Car horns should be replaced by duck quacks, scientists say

A mallard duck splashes in the Great Stour river in Westgate Gardens, Canterbury, Kent, as forecasters predict that a wave of warm air will move across the country in the coming days.

Cities could be about to become much quieter now that a team of scientists have come up with a more calming alternative to the traditional blaring horn.

A team from the Soongsil University in Seoul, South Korea, have come up with research suggesting that a horn resembling the sound of a duck quacking is a far more 'pedestrian-friendly' alternative to the typical angry-sounding horn most of us are accustomed to.

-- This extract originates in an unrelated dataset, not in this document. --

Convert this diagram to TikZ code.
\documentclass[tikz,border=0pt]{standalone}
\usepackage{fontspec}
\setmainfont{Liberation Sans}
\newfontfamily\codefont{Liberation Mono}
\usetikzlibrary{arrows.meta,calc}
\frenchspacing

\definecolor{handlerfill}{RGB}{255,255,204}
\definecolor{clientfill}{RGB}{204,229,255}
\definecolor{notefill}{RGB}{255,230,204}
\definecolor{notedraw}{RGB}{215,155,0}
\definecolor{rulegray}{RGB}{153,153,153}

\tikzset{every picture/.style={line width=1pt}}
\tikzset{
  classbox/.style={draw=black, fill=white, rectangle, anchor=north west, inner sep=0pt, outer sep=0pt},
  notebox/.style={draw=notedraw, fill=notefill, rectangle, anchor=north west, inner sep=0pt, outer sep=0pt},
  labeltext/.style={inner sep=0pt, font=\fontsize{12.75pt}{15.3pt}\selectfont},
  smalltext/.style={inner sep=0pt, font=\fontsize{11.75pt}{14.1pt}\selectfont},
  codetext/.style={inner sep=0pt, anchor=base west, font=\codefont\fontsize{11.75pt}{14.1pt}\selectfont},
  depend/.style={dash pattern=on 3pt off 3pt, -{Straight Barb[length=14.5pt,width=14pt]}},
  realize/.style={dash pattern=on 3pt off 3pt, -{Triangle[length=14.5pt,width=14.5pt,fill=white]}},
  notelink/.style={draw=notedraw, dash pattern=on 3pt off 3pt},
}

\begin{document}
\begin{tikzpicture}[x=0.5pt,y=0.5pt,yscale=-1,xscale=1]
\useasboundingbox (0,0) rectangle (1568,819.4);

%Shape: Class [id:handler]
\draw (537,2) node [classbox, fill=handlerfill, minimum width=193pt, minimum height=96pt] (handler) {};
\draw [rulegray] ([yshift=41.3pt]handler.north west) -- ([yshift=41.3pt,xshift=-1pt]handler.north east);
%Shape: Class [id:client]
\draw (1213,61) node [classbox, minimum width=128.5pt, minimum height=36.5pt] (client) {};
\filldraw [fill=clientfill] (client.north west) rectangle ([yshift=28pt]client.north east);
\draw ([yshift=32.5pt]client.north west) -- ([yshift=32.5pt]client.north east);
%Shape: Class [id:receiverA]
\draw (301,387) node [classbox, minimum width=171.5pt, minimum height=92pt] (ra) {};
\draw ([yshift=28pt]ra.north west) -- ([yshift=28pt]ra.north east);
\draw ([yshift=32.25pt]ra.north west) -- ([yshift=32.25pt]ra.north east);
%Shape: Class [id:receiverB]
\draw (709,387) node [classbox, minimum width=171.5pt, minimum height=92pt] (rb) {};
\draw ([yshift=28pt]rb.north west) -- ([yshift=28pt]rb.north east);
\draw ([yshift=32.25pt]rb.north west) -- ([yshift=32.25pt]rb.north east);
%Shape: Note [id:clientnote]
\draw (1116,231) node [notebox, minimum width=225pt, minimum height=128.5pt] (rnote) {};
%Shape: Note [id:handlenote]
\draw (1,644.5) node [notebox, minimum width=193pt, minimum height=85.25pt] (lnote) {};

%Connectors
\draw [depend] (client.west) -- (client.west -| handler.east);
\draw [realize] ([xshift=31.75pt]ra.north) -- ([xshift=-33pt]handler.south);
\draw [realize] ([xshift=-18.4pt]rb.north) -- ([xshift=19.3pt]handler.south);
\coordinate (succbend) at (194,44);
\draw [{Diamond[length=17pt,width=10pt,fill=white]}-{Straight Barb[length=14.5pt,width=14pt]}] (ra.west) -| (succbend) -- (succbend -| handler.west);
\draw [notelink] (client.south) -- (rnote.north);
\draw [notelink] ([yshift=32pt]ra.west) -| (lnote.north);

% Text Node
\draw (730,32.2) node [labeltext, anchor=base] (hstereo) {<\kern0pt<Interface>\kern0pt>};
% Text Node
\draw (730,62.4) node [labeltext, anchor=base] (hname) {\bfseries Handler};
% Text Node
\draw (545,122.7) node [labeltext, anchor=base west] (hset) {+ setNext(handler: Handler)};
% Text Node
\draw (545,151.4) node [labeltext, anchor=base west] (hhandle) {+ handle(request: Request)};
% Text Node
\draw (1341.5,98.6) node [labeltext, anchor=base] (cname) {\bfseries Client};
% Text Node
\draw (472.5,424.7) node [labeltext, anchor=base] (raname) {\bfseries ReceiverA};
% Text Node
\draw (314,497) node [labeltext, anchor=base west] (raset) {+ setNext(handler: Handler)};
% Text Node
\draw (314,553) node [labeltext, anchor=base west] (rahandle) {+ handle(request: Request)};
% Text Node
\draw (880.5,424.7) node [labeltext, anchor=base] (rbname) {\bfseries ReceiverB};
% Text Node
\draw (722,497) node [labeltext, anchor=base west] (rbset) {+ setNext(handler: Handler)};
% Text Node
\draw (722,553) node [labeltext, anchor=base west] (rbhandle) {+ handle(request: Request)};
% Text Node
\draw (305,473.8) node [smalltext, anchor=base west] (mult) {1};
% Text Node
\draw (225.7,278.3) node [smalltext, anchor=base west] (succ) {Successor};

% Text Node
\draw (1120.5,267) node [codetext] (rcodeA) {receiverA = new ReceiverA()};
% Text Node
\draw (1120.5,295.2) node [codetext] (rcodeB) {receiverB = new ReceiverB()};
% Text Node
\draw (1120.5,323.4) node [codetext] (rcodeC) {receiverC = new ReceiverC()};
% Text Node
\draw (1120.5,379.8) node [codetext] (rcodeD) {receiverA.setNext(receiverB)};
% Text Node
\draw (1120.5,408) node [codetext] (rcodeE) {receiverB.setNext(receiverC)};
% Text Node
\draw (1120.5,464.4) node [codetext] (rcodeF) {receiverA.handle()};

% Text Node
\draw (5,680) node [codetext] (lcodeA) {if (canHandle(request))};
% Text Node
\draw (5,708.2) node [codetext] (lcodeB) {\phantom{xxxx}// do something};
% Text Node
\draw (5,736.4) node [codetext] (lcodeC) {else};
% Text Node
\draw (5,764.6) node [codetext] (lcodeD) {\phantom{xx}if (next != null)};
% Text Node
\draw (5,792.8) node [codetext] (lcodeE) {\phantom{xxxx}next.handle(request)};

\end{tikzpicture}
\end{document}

Based on a remodelled classic klaxon horn making the 'ah-oo-gah' sound, first introduced in 1908, the sound was altered to resemble a duck quacking, supposedly attracting people's attention in a far less stressful way.

Lead researcher Professor Myung-Jin Bae said: "Our new klaxon horn can immediately alert the pedestrians of the danger while also reducing the unpleasantness and stress of the sound."

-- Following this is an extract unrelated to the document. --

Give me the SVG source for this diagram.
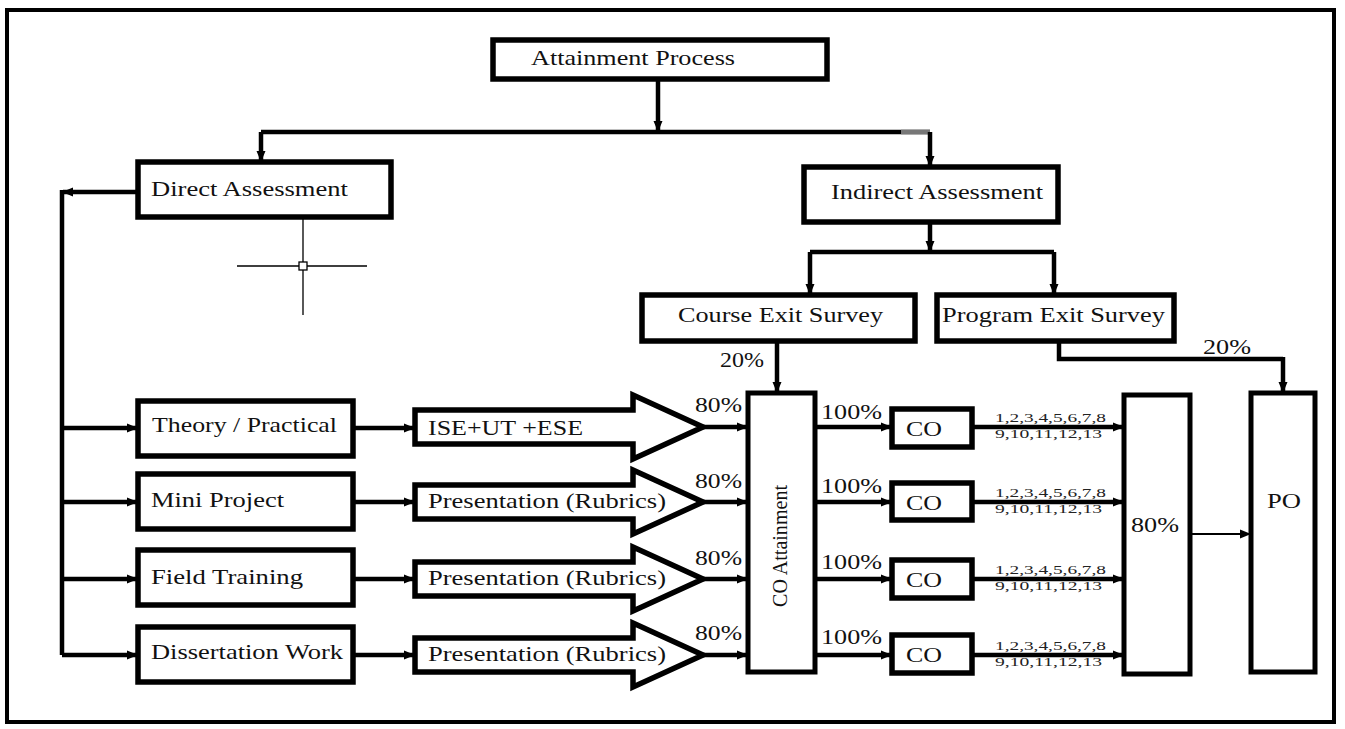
<svg xmlns="http://www.w3.org/2000/svg" width="1345" height="729" viewBox="0 0 1345 729">
<defs>
<marker id="ah" markerUnits="userSpaceOnUse" markerWidth="12" markerHeight="10" refX="10" refY="5" orient="auto" viewBox="0 0 12 10">
<path d="M0,0.5 L11,5 L0,9.5 z" fill="#000"/>
</marker>
<style>
.box{fill:#fff;stroke:#000;stroke-width:5.5}
.tall{fill:#fff;stroke:#000;stroke-width:5}
.blk{fill:#fff;stroke:#000;stroke-width:5.5;stroke-linejoin:miter}
.c{fill:none;stroke:#000;stroke-width:4.5}
.ca{fill:none;stroke:#000;stroke-width:4.5;marker-end:url(#ah)}
.t{font-family:"Liberation Serif","Times New Roman",serif;font-size:22px;fill:#111}
.s{font-family:"Liberation Serif","Times New Roman",serif;font-size:12px;fill:#222}
.thin{fill:none;stroke:#000;stroke-width:1.3}
</style>
</defs>
<rect x="7" y="10" width="1327" height="712" fill="#fff" stroke="#000" stroke-width="4"/>

<g id="connectors">
<path class="ca" d="M658,79 V131"/>
<path class="c" d="M261,132 H930"/>
<path d="M901,132 H930" stroke="#777" stroke-width="4.5" fill="none"/>
<path class="ca" d="M261,132 V161"/>
<path class="ca" d="M930,132 V166"/>
<path class="ca" d="M930,222 V251"/>
<path class="c" d="M810,252 H1054"/>
<path class="ca" d="M810,252 V294"/>
<path class="ca" d="M1054,252 V294"/>
<path class="ca" d="M777,342 V392"/>
<path class="c" d="M1059,342 V359 H1283"/>
<path class="ca" d="M1283,357 V392"/>
<path class="ca" d="M138,192 H63"/>
<path class="c" d="M62,190 V655"/>
<path class="ca" d="M62,428 H137"/>
<path class="ca" d="M62,502 H137"/>
<path class="ca" d="M62,579 H137"/>
<path class="ca" d="M62,655 H137"/>
<path class="ca" d="M353,428 H414"/>
<path class="ca" d="M353,502 H414"/>
<path class="ca" d="M353,579 H414"/>
<path class="ca" d="M353,655 H414"/>
<path class="ca" d="M703,427 H747"/>
<path class="ca" d="M703,502 H747"/>
<path class="ca" d="M703,579 H747"/>
<path class="ca" d="M703,655 H747"/>
<path class="ca" d="M815,427 H891"/>
<path class="ca" d="M815,502 H891"/>
<path class="ca" d="M815,579 H891"/>
<path class="ca" d="M815,655 H891"/>
<path class="ca" d="M972,427 H1123"/>
<path class="ca" d="M972,502 H1123"/>
<path class="ca" d="M972,579 H1123"/>
<path class="ca" d="M972,655 H1123"/>
<path d="M1190,534 H1250" fill="none" stroke="#000" stroke-width="2" marker-end="url(#ah)"/>
</g>

<g id="crosshair">
<path class="thin" d="M303,217 V315 M237,266 H367"/>
<rect x="299" y="262" width="8" height="8" fill="#fff" stroke="#000" stroke-width="1.3"/>
</g>

<g id="attainment-process"><rect class="box" x="493" y="40" width="334" height="39"/><text class="t" x="531" y="65" textLength="204" lengthAdjust="spacingAndGlyphs">Attainment Process</text></g>
<g id="direct-assessment"><rect class="box" x="138" y="162" width="253" height="55"/><text class="t" x="151" y="196" textLength="197" lengthAdjust="spacingAndGlyphs">Direct Assessment</text></g>
<g id="indirect-assessment"><rect class="box" x="804" y="167" width="254" height="55"/><text class="t" x="831" y="199" textLength="212" lengthAdjust="spacingAndGlyphs">Indirect Assessment</text></g>
<g id="course-exit-survey"><rect class="box" x="642" y="295" width="273" height="46"/><text class="t" x="678" y="322" textLength="205" lengthAdjust="spacingAndGlyphs">Course Exit Survey</text></g>
<g id="program-exit-survey"><rect class="box" x="937" y="295" width="237" height="46"/><text class="t" x="942" y="322" textLength="223" lengthAdjust="spacingAndGlyphs">Program Exit Survey</text></g>
<text class="t" x="720" y="367" textLength="44" lengthAdjust="spacingAndGlyphs">20%</text>
<text class="t" x="1203" y="354" textLength="48" lengthAdjust="spacingAndGlyphs">20%</text>

<g id="theory-practical"><rect class="box" x="138" y="401" width="215" height="55"/><text class="t" x="152" y="432" textLength="185" lengthAdjust="spacingAndGlyphs">Theory / Practical</text></g>
<g id="mini-project"><rect class="box" x="138" y="474" width="215" height="55"/><text class="t" x="151" y="507" textLength="133" lengthAdjust="spacingAndGlyphs">Mini Project</text></g>
<g id="field-training"><rect class="box" x="138" y="550" width="215" height="55"/><text class="t" x="151" y="584" textLength="152" lengthAdjust="spacingAndGlyphs">Field Training</text></g>
<g id="dissertation-work"><rect class="box" x="138" y="627" width="215" height="55"/><text class="t" x="151" y="659" textLength="192" lengthAdjust="spacingAndGlyphs">Dissertation Work</text></g>

<g id="ise-ut-ese"><path class="blk" d="M415,410 H633 V395 L703,427 L633,459 V444 H415 Z"/><text class="t" x="428" y="435" textLength="155" lengthAdjust="spacingAndGlyphs">ISE+UT +ESE</text></g>
<g id="presentation-1"><path class="blk" d="M415,485 H633 V470 L703,502 L633,534 V519 H415 Z"/><text class="t" x="428" y="508" textLength="238" lengthAdjust="spacingAndGlyphs">Presentation (Rubrics)</text></g>
<g id="presentation-2"><path class="blk" d="M415,562 H633 V547 L703,579 L633,611 V596 H415 Z"/><text class="t" x="428" y="585" textLength="238" lengthAdjust="spacingAndGlyphs">Presentation (Rubrics)</text></g>
<g id="presentation-3"><path class="blk" d="M415,638 H633 V623 L703,655 L633,687 V672 H415 Z"/><text class="t" x="428" y="661" textLength="238" lengthAdjust="spacingAndGlyphs">Presentation (Rubrics)</text></g>

<g id="labels-80">
<text class="t" x="695" y="412" textLength="47" lengthAdjust="spacingAndGlyphs">80%</text>
<text class="t" x="695" y="488" textLength="47" lengthAdjust="spacingAndGlyphs">80%</text>
<text class="t" x="695" y="565" textLength="47" lengthAdjust="spacingAndGlyphs">80%</text>
<text class="t" x="695" y="640" textLength="47" lengthAdjust="spacingAndGlyphs">80%</text>
</g>

<g id="co-attainment"><rect class="tall" x="748" y="393" width="67" height="279"/><text class="t" transform="translate(787,546) rotate(-90)" text-anchor="middle" textLength="122" lengthAdjust="spacingAndGlyphs">CO Attainment</text></g>

<g id="labels-100">
<text class="t" x="821" y="419" textLength="61" lengthAdjust="spacingAndGlyphs">100%</text>
<text class="t" x="821" y="493" textLength="61" lengthAdjust="spacingAndGlyphs">100%</text>
<text class="t" x="821" y="569" textLength="61" lengthAdjust="spacingAndGlyphs">100%</text>
<text class="t" x="821" y="644" textLength="61" lengthAdjust="spacingAndGlyphs">100%</text>
</g>

<g id="co-1"><rect class="box" x="892" y="409" width="80" height="38"/><text class="t" x="906" y="436" textLength="36" lengthAdjust="spacingAndGlyphs">CO</text></g>
<g id="co-2"><rect class="box" x="892" y="483" width="80" height="37"/><text class="t" x="906" y="510" textLength="36" lengthAdjust="spacingAndGlyphs">CO</text></g>
<g id="co-3"><rect class="box" x="892" y="560" width="80" height="38"/><text class="t" x="906" y="587" textLength="36" lengthAdjust="spacingAndGlyphs">CO</text></g>
<g id="co-4"><rect class="box" x="892" y="635" width="80" height="38"/><text class="t" x="906" y="662" textLength="36" lengthAdjust="spacingAndGlyphs">CO</text></g>

<g id="po-numbers">
<text class="s" x="995" y="422" textLength="111" lengthAdjust="spacingAndGlyphs">1,2,3,4,5,6,7,8</text>
<text class="s" x="995" y="438" textLength="107" lengthAdjust="spacingAndGlyphs">9,10,11,12,13</text>
<text class="s" x="995" y="497" textLength="111" lengthAdjust="spacingAndGlyphs">1,2,3,4,5,6,7,8</text>
<text class="s" x="995" y="513" textLength="107" lengthAdjust="spacingAndGlyphs">9,10,11,12,13</text>
<text class="s" x="995" y="574" textLength="111" lengthAdjust="spacingAndGlyphs">1,2,3,4,5,6,7,8</text>
<text class="s" x="995" y="590" textLength="107" lengthAdjust="spacingAndGlyphs">9,10,11,12,13</text>
<text class="s" x="995" y="650" textLength="111" lengthAdjust="spacingAndGlyphs">1,2,3,4,5,6,7,8</text>
<text class="s" x="995" y="666" textLength="107" lengthAdjust="spacingAndGlyphs">9,10,11,12,13</text>
</g>

<g id="co-80"><rect class="tall" x="1124" y="395" width="66" height="279"/><text class="t" x="1131" y="532" textLength="48" lengthAdjust="spacingAndGlyphs">80%</text></g>
<g id="po"><rect class="tall" x="1251" y="393" width="64" height="279"/><text class="t" x="1267" y="508" textLength="34" lengthAdjust="spacingAndGlyphs">PO</text></g>
</svg>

A group of 100 volunteers had to listen to a range of sounds and evaluate them for different qualities, such as stress reduction and loudness. Oddly, the noise of a duck quacking came out best from the experiment.

Researchers also added that a less startling horn could help promote road safety, as it is not as distracting to other drivers or pedestrians.

Yet, despite this, many scientists have counter-argued this research. Mike Stigwood, a consultant with noise-pollution specialist MAS Environmental told The Guardian: "You need a noise that triggers the sense in an alarming way and immediately draws your attention.

"This is what sirens and car horns do currently," he added.